The best service that I can do in this case is to quote from Elder S. Y. Pitts' history, "The Mt. Pleasant Association." He says:

"In 1853 the citizens of Randolph County, impressed with the need of an institution of learning and wishing to secure to themselves its benefits, determined to erect suitable buildings at a cost of not less than $10,000. Acting on the advice of Hon. William A. Hall to put the institution under the care and patronage of Mt. Pleasant Association, a letter stating the above proposal signed by William A. Hall, H. Austin and P. P. Roby, in behalf of the citizens and accepted by the Association and the institution took the name of the association. Under this arrangement the money was secured and the buildings erected. In 1872 Macon Association agreed by resolution to cooperate with Mt. Pleasant Association in building up Mt. Pleasant College. Mt. Pleasant College during her twenty-six years of existence had been presided over by Rev. William Thompson, LL. D., one year; Rev. W. R. Rothwell, D. D., twelve years; Rev. J. W. Terrill, seven years; Rev. M. J. Breaker, three years; A. S. Worrell, D. D., two years; Rev. J. B. Weber, one year. The college was burned to ashes July 15, 1882, and on August 16 following, the courthouse in Huntsville shared the same fate.''

Bethel College, Palmyra

This institution had a brief but useful career. In 1853 Elder John T. Williams taught a graded school, male and female. In response to a proposition submitted by Elder Nathan Ayres, chairman of the board of trustees, the Baptist Male and Female Seminary at Palmyra was adopted in 1855 and made the school of the Bethel Association. Elder Williams continued for a while at the head of the school. Prof. H. Ellis, Elder R. M. Rhodes and Dr. S. A. Taft and others labored efficiently for the public and denominational good. About a score of years was the period of Bethel's career.

McCune College, Louisiana

In 1857 Elder John T. Williams established a seminary in Louisiana. In 1869 it was incorporated. The first board consisted of N. McDannold, S. B. Ayres, William Major, Addison Tinsley, A. M. Tinsley, M. M. Modisett, Hugh Allen, Elder J. D. Biggs followed Dr. Williams in the presidency and Prof. W. B. McPike was the associate professor and succeeded him as head of the institution. In 1881 the school was reorganized as McCune College, named for A. J. McCune, who had been active in the affairs of the institution. Dr. H. T. Morton, Professor Beeson, Prof. T. J. Musgrove, Prof. E. W. Dow and Prof. Greenwell followed in the order mentioned. It had a career of thirty-eight years.

Baptist Periodicals

The Missouri Baptist Journal was started at Palmyra, January 8, 1866, Elders J. H. Luther and R. M. Rhodes, editors and proprietors. In 1868 it was moved to St. Louis and consolidated with The Record and took the name of The Central Baptist.

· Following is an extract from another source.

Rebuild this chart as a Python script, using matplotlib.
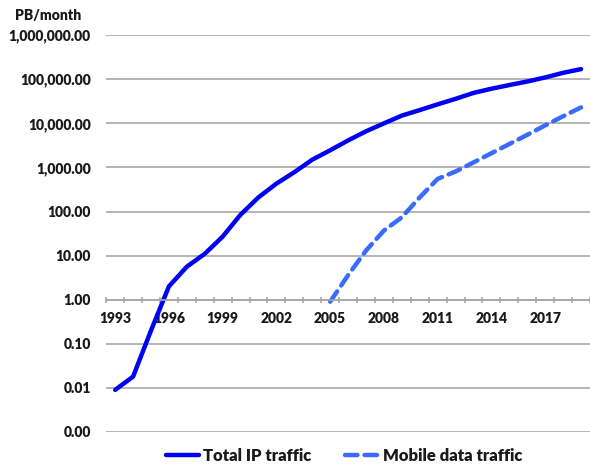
import matplotlib.pyplot as plt
import matplotlib.ticker as mticker
import numpy as np

plt.rcParams['font.family'] = ['Lato', 'DejaVu Sans']

years = list(range(1993, 2020))
total_ip = [0.009, 0.018, 0.2, 2.0, 5.6, 11, 27, 85, 210, 430, 780,
            1500, 2450, 4100, 6600, 10000, 15000, 20000, 27000, 36000,
            49000, 61000, 74000, 89000, 110000, 140000, 170000]
mobile_years = list(range(2005, 2020))
mobile = [0.9, 3.6, 13, 37, 74, 210, 550, 810, 1300, 2100, 3400,
          5500, 9000, 14500, 23000]
label_years = list(range(1993, 2018, 3))
y_ticks = [0.001, 0.01, 0.1, 1, 10, 100, 1000, 10000, 100000, 1000000]

fig = plt.figure(figsize=(5.9, 4.69), dpi=100)
ax = fig.add_axes([0.18, 0.079, 0.82, 0.846])

ax.plot(years, total_ip, color="#0000f5", lw=3.2, solid_capstyle="round",
        label="Total IP traffic")
ax.plot(mobile_years, mobile, color="#3a6bff", lw=3.2, linestyle=(0, (2.8, 1.6)),
        dash_capstyle="round", label="Mobile data traffic")

ax.set_yscale("log")
ax.set_ylim(0.001, 1000000)
ax.set_xlim(1992.5, 2019.5)
ax.set_yticks(y_ticks)
ax.yaxis.set_minor_locator(mticker.NullLocator())
ax.yaxis.set_major_formatter(mticker.FuncFormatter(lambda v, p: f"{v:,.2f}"))
ax.grid(axis="y", color="#a8a8a8", lw=1.2)
ax.set_axisbelow(True)

for s in ["top", "right", "left"]:
    ax.spines[s].set_visible(False)
ax.spines["bottom"].set_position(("data", 1))
ax.spines["bottom"].set_color("#a8a8a8")
ax.spines["bottom"].set_linewidth(1.2)

ax.set_xticks(label_years)
ax.set_xticks(np.arange(1992.5, 2020, 1), minor=True)
ax.tick_params(axis="x", which="major", length=0, pad=9)
ax.tick_params(axis="x", which="minor", length=4, color="#a8a8a8", width=1.2, direction="inout")
ax.tick_params(axis="y", length=0, pad=11)
for lab in ax.get_xticklabels() + ax.get_yticklabels():
    lab.set_fontweight("heavy")
    lab.set_fontsize(10)
    lab.set_color("#1a1a1a")

fig.text(0.026, 0.958, "PB/month", fontsize=10, fontweight="heavy", color="#1a1a1a")

leg = fig.legend(loc="lower center", bbox_to_anchor=(0.583, -0.022), ncol=2, frameon=False,
                 prop={"weight": "heavy", "size": 12}, handlelength=2.0, handletextpad=0.25,
                 columnspacing=2.0)
for t in leg.get_texts():
    t.set_color("#1a1a1a")

fig.savefig("out.png", dpi=100)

The Baptist Battle Flag, a weekly, was started by Elder D. B. Ray at LaGrange, June 1, 1875. The Flag and the Baptist Herald of Lebanon, Missouri, were consolidated in June, 1877, retaining the name the Baptist Battle Flag, and issued from St. Louis. The paper had enthusiastic supporters and a varied career.

Eminent Baptists

Among the many distinguished Baptists, ministers and laymen, of Northeast Missouri, may be mentioned:

Rev. David Doyle
Eli E. Bass
Rev. James Smith
Professor Joseph Flood
Col. John Ralls
David H. Hickman
Dr. J. T. Muir
William N. Biggs
E. W. Stephens
Rev. S. Y. Pitts
Rev. James M. Lillard
Rev. Dr. W. Pope Yeaman
Governor Charles H. Hardin
Elder Noah Flood
Elder William Hurley
Elder Jeremiah Vardeman
Rev. Dr. J. C. Maple
Rev. Dr. R. S. Duncan
Braxton Pollard
Rev. Dr. W. H. Burnham

Riverside Scripture Institute

After three years of unorganized teaching, the Riverside Scripture Institute was organized at Ramsey Creek church. Pike county, August 30, 1894. Elder James Reid was made president. Elder William Callaway, secretary. The institute seeks to preserve and cultivate the student habit, to bring the best results to busy men and women who can spare only short intervals of time from active work to qualify themselves for increased efficiency. The officers of 1912 are: Dr. J. T. Muir, president; R. E. McGuire, secretary; Abe C. Jones, chairman of the executive committee.

In closing, I beg to say that men as worthy and deeds as noble as those mentioned must be omitted because of the limitations of time and space.